Another Trinamool leader who is more visible these days is Amit Mitra, the state’s finance minister who is strangely reticent on issues related to Bengal’s finances. But then who can do a better job than Mitra in justifying the party’s opposition to FDI in retail on national television, especially since as FICCI secretary general he was seen lobbying strongly in its favour? Much like journalists, economists too can present both sides of a case convincingly. As he was heard saying on one channel, there is no contradiction in his position on FDI now and earlier as FICCI secretary general, as he had then not seen poverty. Mitra seems to have changed his opinion much the way his Cavalli suits have been replaced with a dhoti and kurta.
Mitra’s presence on television is baffling because it’s quiz master and Rajya Sabha MP Derek O’Brien who is Trinamool’s known face in the media. O’Brien, of course, diligently manages the social media, and is better known as Banerjee’s Twitter handle. Whether he advises the chief minister on her Facebook posts is not known.
One of the few voices of dissent on the pullout decision was that of Trinamool MP Shishir Adhikari, former Union minister of state for rural development. When Trivedi chose to take on the party leadership with his rail budget, Trinamool leaders assured Banerjee that he would not win even a municipal election without her backing. But with the father-son (Shubhendu and Shishir), the party will have to think twice because the Adhikaris call the shots in East Medinipur. With panchayat elections ahead, Banerjee is letting the Adhikaris have their way for now.
Every Trinamool leader in the inner circle has his role carved out. Subrata Mukherjee, formerly of the Congress, who had once quit the Trinamool over issues with Banerjee, is now back in the fold. He seems to be the Chosen One to convey the government’s many decisions to the people. More out of compulsion, though, some would say.
Unhappy with his public health engineering portfolio — he’d perhaps expected something better for leaving the Congress to side with didi just before the elections — Mukherjee threw in his lot with other disgruntled former Congressmen who had joined the Trinamool. The politician in Banerjee lost no time in elevating Mukherjee to the rural development and panchayat ministry, thereby killing two birds with one stone. One, Mukherjee’s importance would prevent him from splitting the party, while his experience would be invaluable in the upcoming panchayat elections, especially since Banerjee’s cabinet is full of first-time MLAs.

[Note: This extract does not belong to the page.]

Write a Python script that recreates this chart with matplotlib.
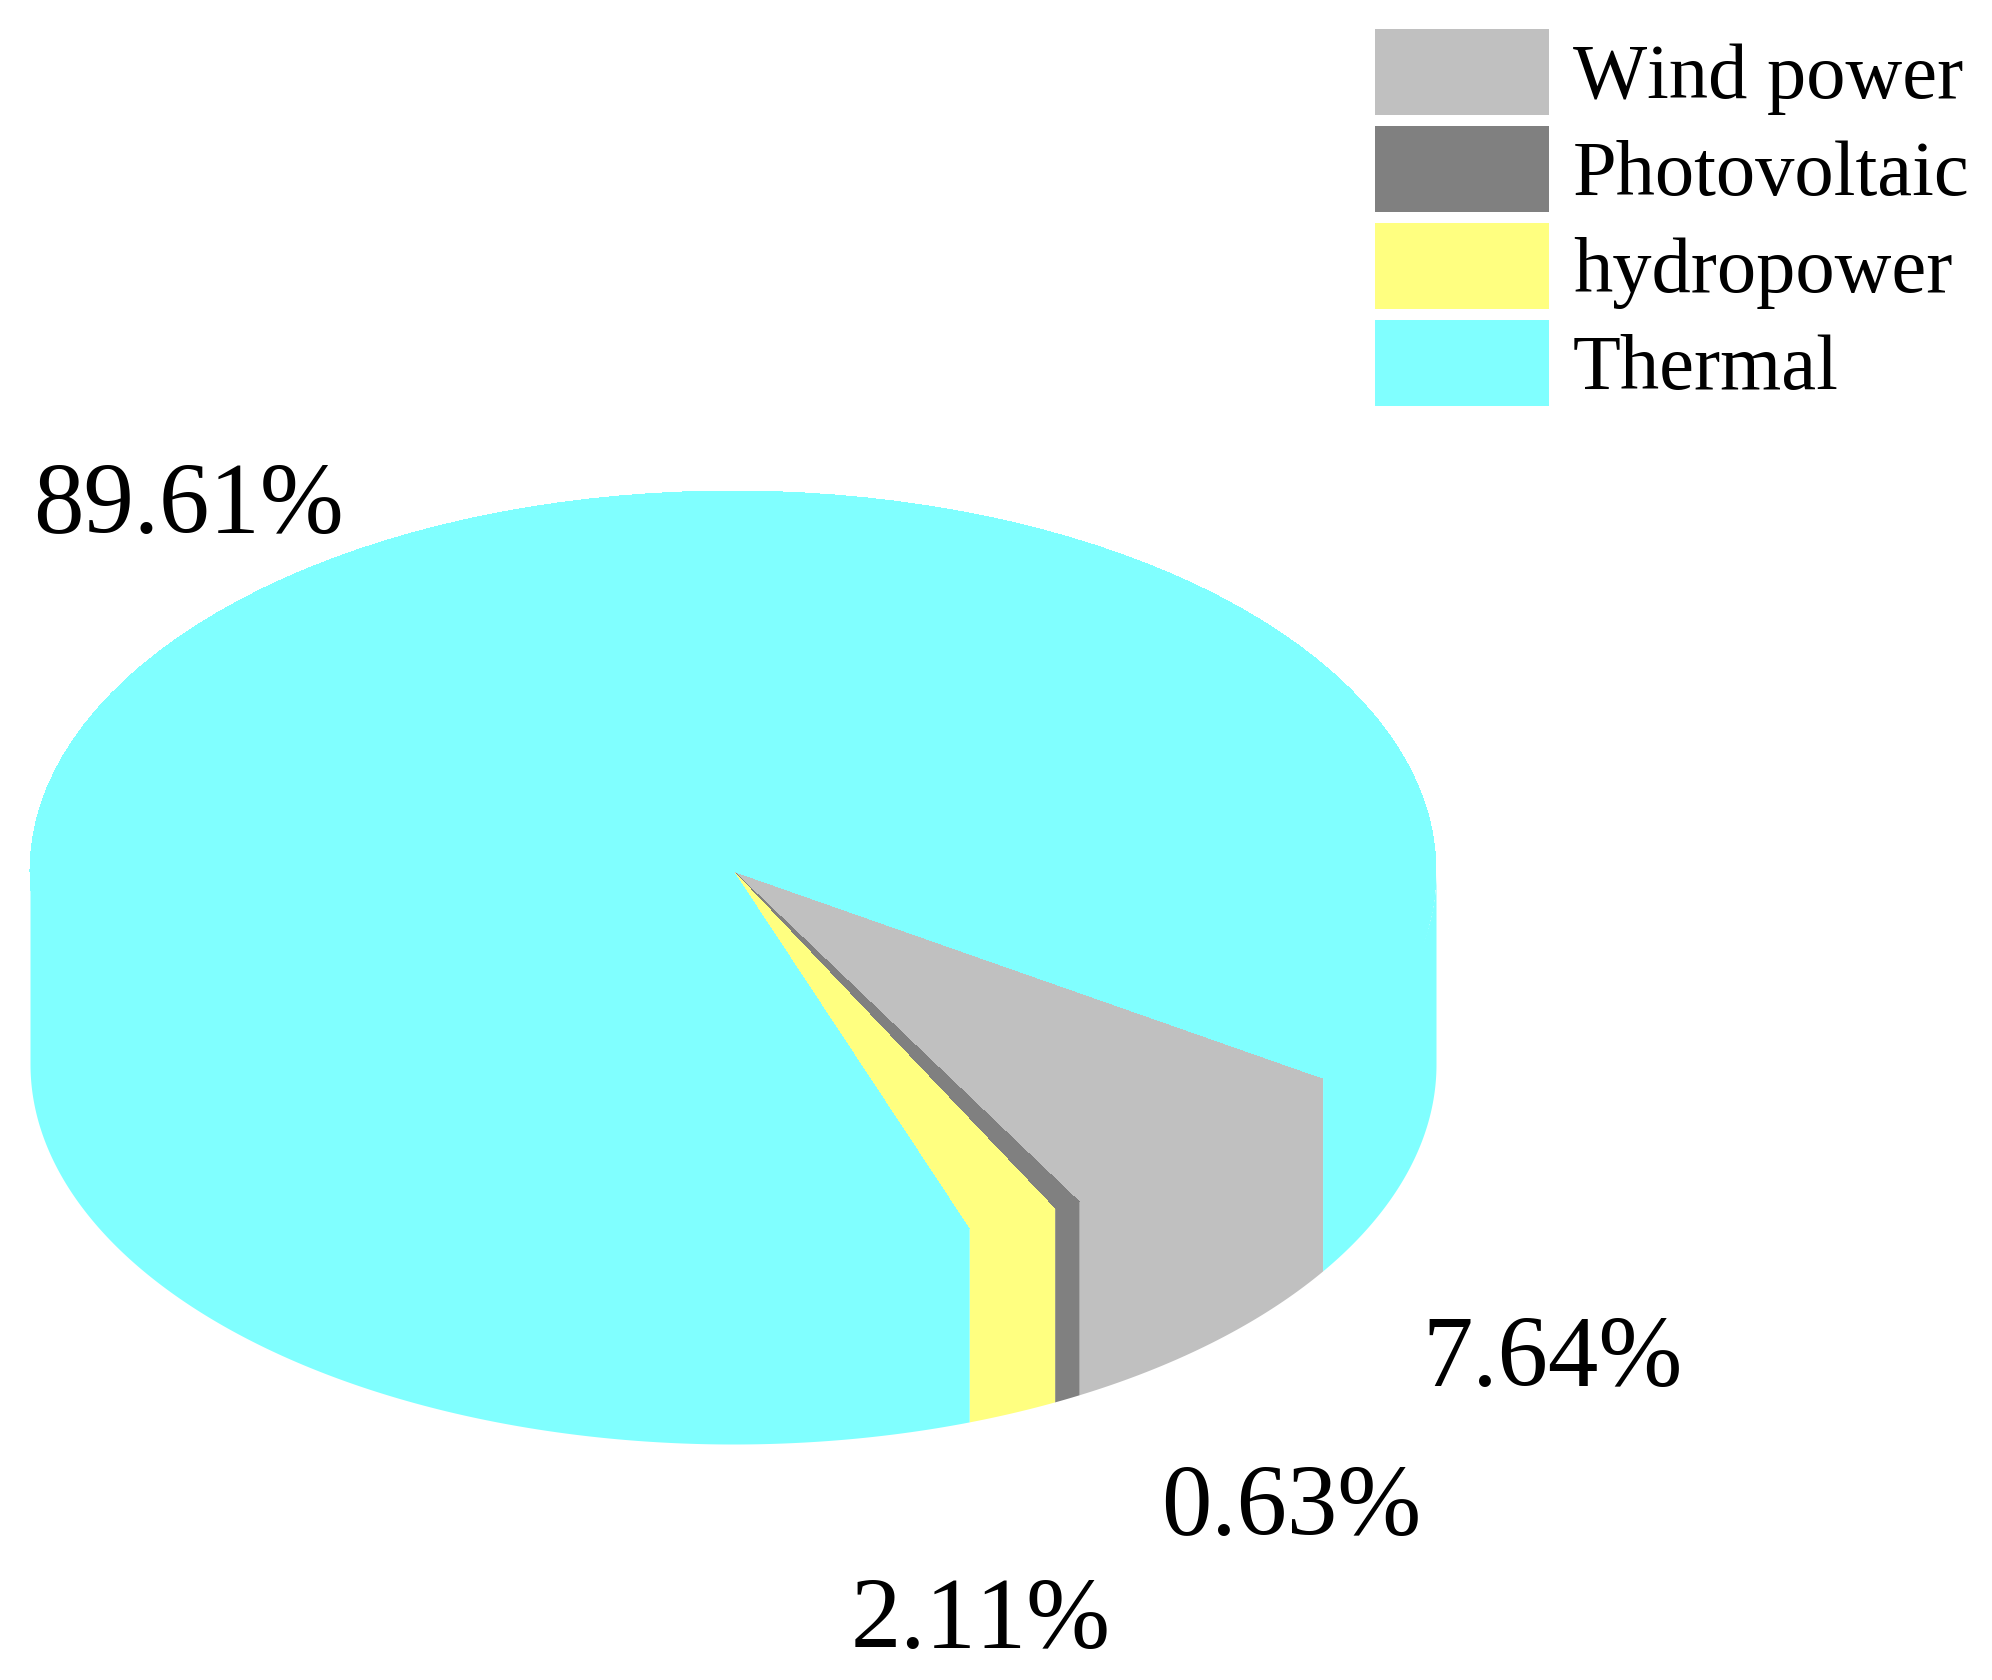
#!/usr/bin/env python3

import numpy as np
import matplotlib
matplotlib.use('Agg')
import matplotlib.pyplot as plt

labels = ['Wind power', 'Photovoltaic', 'hydropower', 'Thermal']
values = [7.64, 0.63, 2.11, 89.61]
colors = ['#C0C0C0', '#808080', '#FFFF80', '#80FFFF']
pct_labels = ['7.64%', '0.63%', '2.11%', '89.61%']

W, H = 1992, 1680
cx, cy = 733, 871
rx, ry = 703, 380
depth = 193 / ry
start = 33

plt.rcParams['font.family'] = ['Liberation Serif', 'DejaVu Serif']
plt.rcParams['text.kerning_factor'] = 6

fig = plt.figure(figsize=(W / 100, H / 100), dpi=100)
ax = fig.add_axes([0, 0, 1, 1])

# side wall first, the flat pie goes on top of it
# wall top sits a bit inside the rim so no seam shows under the pie
share = np.array(values) / sum(values) * 360
ends = start + np.cumsum(share)
begins = ends - share
for a, b, c in zip(begins, ends, colors):
    for rot in (0, 360):
        lo, hi = max(a, rot), min(b, rot + 180)
        if hi <= lo:
            continue
        t = np.radians(np.linspace(lo, hi, 200))
        ax.fill_between(np.cos(t), -np.sin(t) * 0.98, -np.sin(t) - depth,
                        color=c, linewidth=0, antialiased=False, zorder=1)

wedges, _ = ax.pie(values, colors=colors, startangle=-start, counterclock=False,
                   wedgeprops={'linewidth': 0, 'antialiased': False, 'zorder': 2})

ax.set_aspect('auto')
ax.set_xlim(-cx / rx, (W - cx) / rx)
ax.set_ylim((cy - H) / ry, cy / ry)
ax.axis('off')

pct_x = [1422, 1161, 851, 33]
pct_y = [1386, 1535, 1648, 533]
for s, x, y in zip(pct_labels, pct_x, pct_y):
    fig.text(x / W, 1 - y / H, s, fontsize=72.5, ha='left', va='baseline', color='black')

fig.legend(wedges, labels, loc='upper left', bbox_to_anchor=(1375 / W, 1 - 29 / H),
           frameon=False, fontsize=56.5, borderpad=0, borderaxespad=0,
           handlelength=2.22, handleheight=1.3, labelspacing=0.14, handletextpad=0.3)

fig.savefig('out.png', dpi=100)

In Yes Minister, the BBC sitcom, politicians were always portrayed as “temporary annoyances”, while bureaucrats were the permanent fixtures, running the wheels of government. There is, however, one bureaucrat at Writers’ Building who appears to be more permanent than his peers. No prizes for guessing that it’s the secretary to the chief minister, Gautam Sanyal. As officer on special duty, he was with Banerjee during her two stints as railways minister in the NDA and UPA regimes. When Banerjee became chief minister, Sanyal was brought to Kolkata. “She sees the administration through Sanyal’s eyes,” says a bureaucrat. Banerjee wanted Sanyal to be made principal secretary, but he was too junior in rank for that to be possible, as the chief secretary pointed out. Banerjee then wrote in his file “Secretary to the Chief Minister for the time being” — permanently, in other words.